I'm not trying to judge people for living in the 905, because I know that cost is a big reason why. What I'm judging is the utterly depressing physical condition of these new communities. As the pictures in this thread attest to, there is absolutely nothing redeeming in these new developments. It's just frustrating that as a society we are regressing from the planning norms that once governed the development of our cities.
As for the Kowloon argument that keeps coming up, I guess you disagree with the posters that participated in the Distillery debate, specifically those that feel that high density can be achieved by attractive, mid-rise buildings lining main streets.
We wouldn't even have to touch the bungalows for decades, we could just keep developing our main streets with much denser developments than what we have presently. The fact that one of our main streets, Yonge St, is lined with one-story structures along much of it is a disgrace, and shows how much density could still be added just along the main strips (the Avenues plan) without resorting to some sort of Kowloon-style development approach.
 
The fact that one of our main streets, Yonge St, is lined with one-story structures along much of it is a disgrace, and shows how much density could still be added just along the main strips (the Avenues plan) without resorting to some sort of Kowloon-style development approach.
Indeed, it continues to be one of my #1 issues with this city. Many of our main streets look like a frontier town, not of a high density sophisticated world city.
 
And at several of the Yonge Street locations where they've actually "built upwards" more than a couple of storeys - I'm thinking of certain buildings south of St.Clair to around Summerhill for instance - the results have been rather deadening.
 
At least today's sprawl is largely better than what got built in the 50s-80s.

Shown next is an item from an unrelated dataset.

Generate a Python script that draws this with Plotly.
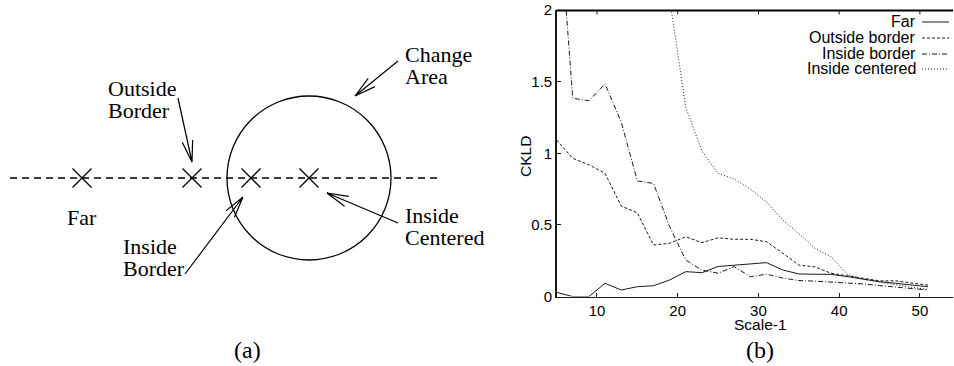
import math
import plotly.graph_objects as go

# ---------------- data (panel b) ----------------
scale = [5, 7, 9, 11, 13, 15, 17, 19, 21, 23, 25, 27, 29, 31, 33, 35, 37, 39, 41, 43, 45, 47, 49, 51]
far = [0.03, 0.0, 0.0, 0.093, 0.046, 0.069, 0.076, 0.116, 0.174, 0.167, 0.21, 0.22,
       0.23, 0.237, 0.186, 0.158, 0.156, 0.155, 0.14, 0.122, 0.104, 0.093, 0.08, 0.069]
outside_border = [1.093, 0.965, 0.92, 0.86, 0.632, 0.585, 0.36, 0.372, 0.418, 0.376, 0.41, 0.40,
                  0.40, 0.383, 0.304, 0.22, 0.207, 0.163, 0.145, 0.125, 0.11, 0.11, 0.095, 0.08]
inside_border = [2.9, 1.384, 1.367, 1.484, 1.22, 0.807, 0.79, 0.488, 0.255, 0.185, 0.163, 0.209,
                 0.139, 0.156, 0.13, 0.112, 0.108, 0.102, 0.098, 0.088, 0.077, 0.068, 0.056, 0.046]
inside_centered = [5.0, 4.6, 4.2, 3.8, 3.4, 3.0, 2.6, 2.08, 1.32, 1.016, 0.86, 0.82,
                   0.75, 0.66, 0.535, 0.44, 0.337, 0.278, 0.155, 0.12, 0.1, 0.085, 0.065, 0.05]
series_names = ["Far", "Outside border", "Inside border", "Inside centered"]
x_ticks = [10, 20, 30, 40, 50]
y_ticks = [0, 0.5, 1, 1.5, 2]
x_title = "Scale-1"
y_title = "CKLD"

# ---------------- layout constants ----------------
W, H = 954, 366
SANS = "Liberation Sans, Arial, sans-serif"
SERIF = "Liberation Serif, Times New Roman, serif"
INK = "#1a1a1a"
dashes = ["solid", "3px,2px", "5px,2px,1px,2px", "1px,2px"]
X_RANGE = [5, 54.1]
x_dom = [556.6 / W, 953 / W]
y_dom = [1 - 296.6 / H, 1 - 10 / H]

fig = go.Figure()

for name, vals, dash in zip(series_names, [far, outside_border, inside_border, inside_centered], dashes):
    fig.add_trace(go.Scatter(x=scale, y=vals, mode="lines", name=name, showlegend=False,
                             line=dict(color=INK, width=1, dash=dash), hoverinfo="skip"))

# diagram (panel a): cross marks on the dashed line, in a pixel coordinate axis x2/y2
line_y = 178
cross_x = [82, 192, 251, 309]
fig.add_trace(go.Scatter(x=cross_x, y=[line_y] * 4, xaxis="x2", yaxis="y2", mode="markers",
                         showlegend=False, hoverinfo="skip",
                         marker=dict(symbol="x-thin", size=19, line=dict(width=1.3, color="black"))))

shapes = []
annotations = []
shapes.append(dict(type="line", xref="x2", yref="y2", x0=10, x1=442, y0=line_y, y1=line_y,
                   line=dict(color="black", width=1.3, dash="7px,5px")))
cx, cy, r = 309, 178, 82
shapes.append(dict(type="circle", xref="x2", yref="y2", x0=cx - r, x1=cx + r, y0=cy - r, y1=cy + r,
                   line=dict(color="black", width=1.3)))


def arrow(tail, head, arm=22, half=14):
    tx, ty = tail
    hx, hy = head
    ang = math.atan2(ty - hy, tx - hx)
    a1 = ang + math.radians(half)
    a2 = ang - math.radians(half)
    p1 = (hx + arm * math.cos(a1), hy + arm * math.sin(a1))
    p2 = (hx + arm * math.cos(a2), hy + arm * math.sin(a2))
    path = f"M{tx},{ty} L{hx},{hy} M{p1[0]:.2f},{p1[1]:.2f} L{hx},{hy} L{p2[0]:.2f},{p2[1]:.2f}"
    return dict(type="path", xref="x2", yref="y2", path=path, line=dict(color="black", width=1.2))


shapes.append(arrow((178, 98), (192, 162)))     # Outside Border
shapes.append(arrow((398, 61), (355, 96)))      # Change Area
shapes.append(arrow((185, 274), (243, 197)))    # Inside Border
shapes.append(arrow((398, 223), (327, 193)))    # Inside Centered

# top frame line of panel b with inward ticks (ticks placed through the x axis scale)
top_px = 10.5
shapes.append(dict(type="line", xref="x2", yref="y2", x0=556.6, x1=953, y0=top_px, y1=top_px,
                   line=dict(color="black", width=2)))
for t in x_ticks:
    shapes.append(dict(type="line", xref="x", yref="paper", x0=t, x1=t,
                       y0=1 - top_px / H, y1=1 - (top_px + 4) / H, line=dict(color=INK, width=1)))


def txt(s, x, y, anchor="left", size=22, font=SERIF, angle=0):
    annotations.append(dict(text=s, x=x, y=y, xref="x2", yref="y2", showarrow=False,
                            xanchor=anchor, yanchor="middle", textangle=angle, borderpad=0,
                            font=dict(family=font, size=size, color="black")))


txt("Far", 82, 217, anchor="center")
txt("Outside", 107, 88)
txt("Border", 107, 110)
txt("Change", 404, 54)
txt("Area", 404, 76)
txt("Inside", 122, 246)
txt("Border", 122, 268)
txt("Inside", 404, 215)
txt("Centered", 404, 237)
txt("(a)", 247, 350, anchor="center", size=24)
txt("(b)", 760, 350, anchor="center", size=24)

txt(x_title, 760, 324, anchor="center", size=15.5, font=SANS)
txt(y_title, 525, 157, anchor="center", size=15.5, font=SANS, angle=-90)

# legend: text right-aligned, line sample to its right
leg_rows = [21, 37, 53, 68]
for name, dash, ry in zip(series_names, dashes, leg_rows):
    txt(name, 917, ry, anchor="right", size=16, font=SANS)
    shapes.append(dict(type="line", xref="x2", yref="y2", x0=922, x1=949, y0=ry + 1, y1=ry + 1,
                       line=dict(color=INK, width=1, dash=dash)))

axis_common = dict(showline=True, linecolor=INK, linewidth=1.4, ticks="inside", ticklen=4,
                   tickcolor=INK, tickwidth=1, showgrid=False, zeroline=False, automargin=False,
                   tickfont=dict(family=SANS, size=15, color="black"))

fig.update_layout(
    template="none",
    width=W, height=H, autosize=False,
    margin=dict(l=0, r=0, t=0, b=0, pad=0, autoexpand=False),
    paper_bgcolor="white", plot_bgcolor="rgba(0,0,0,0)",
    showlegend=False,
    xaxis=dict(domain=x_dom, range=X_RANGE, tickvals=x_ticks, anchor="y", **axis_common),
    yaxis=dict(domain=y_dom, range=[0, 2], tickvals=y_ticks, anchor="x", **axis_common),
    xaxis2=dict(domain=[0, 1], range=[0, W], visible=False, anchor="y2", fixedrange=True,
                automargin=False),
    yaxis2=dict(domain=[0, 1], range=[H, 0], visible=False, anchor="x2", fixedrange=True,
                automargin=False),
    shapes=shapes,
    annotations=annotations,
)

fig.write_html("out.html",
               config={"displayModeBar": False, "staticPlot": True},
               post_script="document.body.style.margin='0';document.body.style.overflow='hidden';")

Maybe if every old industrial site in Toronto was covered in townhomes and if every building along every arterial road in the city was razed and was built instead (funny how referencing New York is a no-no but wanting to transplant Paris to the 416 isn't), we'd fit another million people in the city. It's still only a fraction of what's been and will be done in the 905, where there's an implicit belief among many people that 905 sprawl looks the way it does because everyone chooses it, searches it out, even, and that by moving there or living there, they are saying to developers "Yes, I prefer sprawl...I want to be a 10+ minute drive from everything." Maybe if more than a quarter of people worked downtown, more people would make an effort to live there.

There's loads of people who live in horrible suburban areas because they've always lived there, or everyone they know lives there, or they work there, or it was more affordable, etc., but aren't entirely happy there. Urban intentions are nice but they don't change the fact that millions of people must live in sprawl if they want to live in southern Ontario. We're not going to get better developments by demonizing those who live in them.

We can and should fit more people in the 416, but why pretend that Avenues will solve all our problems? How many Subways, dry cleaners, Second Cups, and tanning salons does Yonge need, for example, between Eglinton and Blythwood - and why on earth would we be better off with that than with what's currently there solely because of the disgraceful one storey buildings? Density can be achieved with a wide range of buildings. If the Avenues plan backfires, we'll have a dozen Bay Streets, each 20km long. But what wonderful streetwalls we'll have! I'd prefer a dozen Kowloons instead of that.
 
What's so necessarily "disgraceful" about Yonge-style (or to use a "hipper" example, Queen-style) streetfronts lined with anonymous "one-storey buildings"? (Which BTW tend to be two- or three-storey, more often than not. I guess because they're lowrise taxpayers, they tend to be typecast as "one-storey".)

Indeed, it continues to be one of my #1 issues with this city. Many of our main streets look like a frontier town, not of a high density sophisticated world city.

"High density sophisticated world city" is an aspiration for dumb yokels, SimSkyscraperCity dipsticks, and Tyler Brule fascists.